Assez long, il narre les frasques sexuelles du compositeur, ses rencontres avec le roi de Naples, Ferdinand IV, assez ressemblant, passablement ridicule et sans pudeur, ou avec le jeune Mozart, interprété remarquablement par le jeune pianiste allemand Philip Hahn (né en 2009) et qui lui fait une brillante démonstration de ses talents d’improvisateur de variations, et ses relations tumultueuses avec la légendaire soprano Caterina Gabrielli, ô combien capricieuse.


Mais on a du mal à s’attacher au compositeur. Dans le film, c’est un légume, un bellâtre assez fade dont on a peine à imaginer que la musique est la vocation. C’est une sorte de Barry Lyndon. On ne le voit jamais composer, jamais répéter avec son orchestre, jamais reprendre ses chanteurs. En ce sens, le film ressemble à beaucoup de films récents. Dans le Caravage de Michele Placido (2022), on ne voyait quasiment pas le peintre à l’œuvre. Dans le Michel‑Ange d’Andreï Kontchalovski (2019), le sculpteur ne travaille jamais le marbre, ne dessine pas et ne peint pas plus. Il y a décidément comme une incapacité des réalisateurs, à part peut‑être Alain Corneau avec Tous les matins du monde (1991) sur le compositeur et violiste Jean de Sainte‑Colombe, à appréhender la création, l’inspiration comme le travail de l’artiste et ses doutes. Ils s’en tiennent la plupart du temps aux côtés aventureux ou caractériels des personnages évoqués ou à leurs aventures sentimentales (Coco Chanel et Igor Stravinsky de Jan Kounen, 2009, bien documenté mais académique). Du côté des opéras ou des pièces chantées, les acteurs sont ici doublés et s’il y a un peu plus de réalisme que dans le Don Giovanni de Joseph Losey (1979) et surtout La Flûte enchantée d’Ingmar Bergman (1975), ces derniers réalisateurs ayant eu manifestement du mal à accepter les déformations du visage dus au chant, on n’y croit pas toujours.
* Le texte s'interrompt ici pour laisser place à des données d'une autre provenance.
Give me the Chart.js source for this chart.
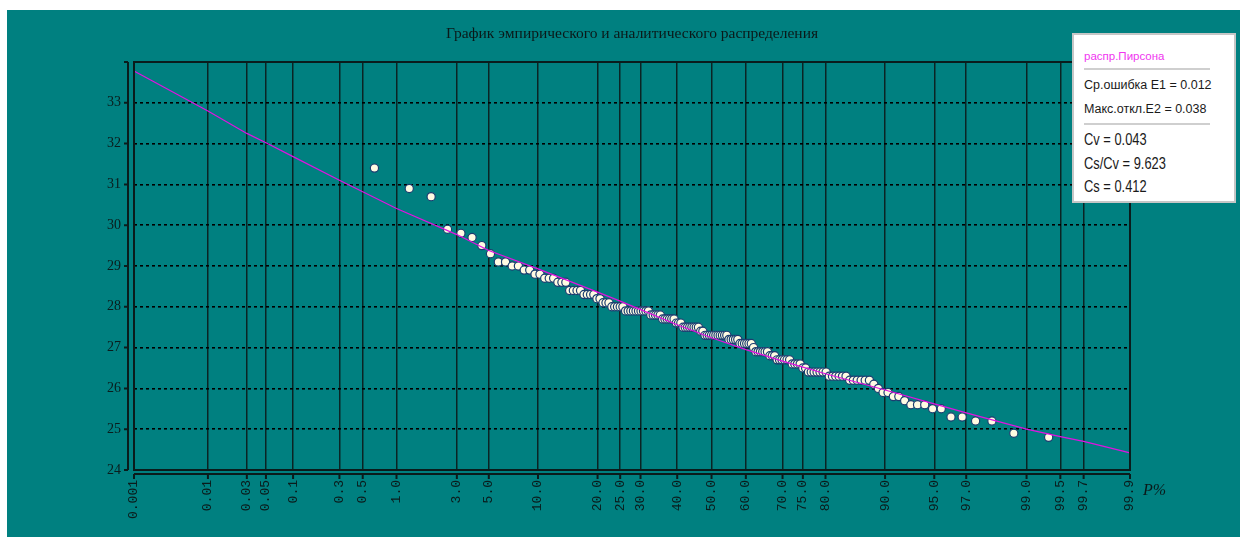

Dans le film enfin, Josef Myslivecek ne dirige pas son orchestre mais bat, avec aussi peu de conviction qu’au lit, la mesure et de façon mécanique. Il ne prête aucune attention aux différents pupitres de l’orchestre.


Le film est évidemment aidé par le fait que la figure de Josef Myslivecek est méconnue. On conçoit aisément que réaliser un film sur Beethoven est plus risqué. Critiquer le film de Petr Václav sous l’angle historique comme on a pu le faire avec Amadeus, d’un autre Tchèque, Milos Forman (1984), caricatural de bout en bout, apparaît plus délicat puisque on ne connaît pas grand‑chose de Myslivecek. Mais il ne semble pas que Petr Václav en profite pour broder ; manifestement, il ne souhaite pas s’éloigner du peu que l’on sait.


Il reste que l’intérêt du film n’est pas là. S’il a des défauts, il n’est pas sans qualités. L’usage des langues (tchèque, allemand, italien, napolitain, français) est par exemple fait avec finesse et réalisme. Les décors des palais italiens sont un régal pour les yeux. La somptuosité des costumes ajoute à la beauté du film. Mais, évidemment, on est surtout sensible à sa bande‑son. Elle nous permet de se rendre compte de la richesse et de l’originalité des compositions de Josef Myslivecek, de la variété de ses arias coloratures et de la proximité de leur écriture avec celle de Mozart. Le pari du film est de ce point de vue plutôt gagné : on souhaite en savoir plus sur Myslivecek et ce d’autant plus que ses pièces ne sont pas toujours bien distinguées dans le film de celles de ses contemporains.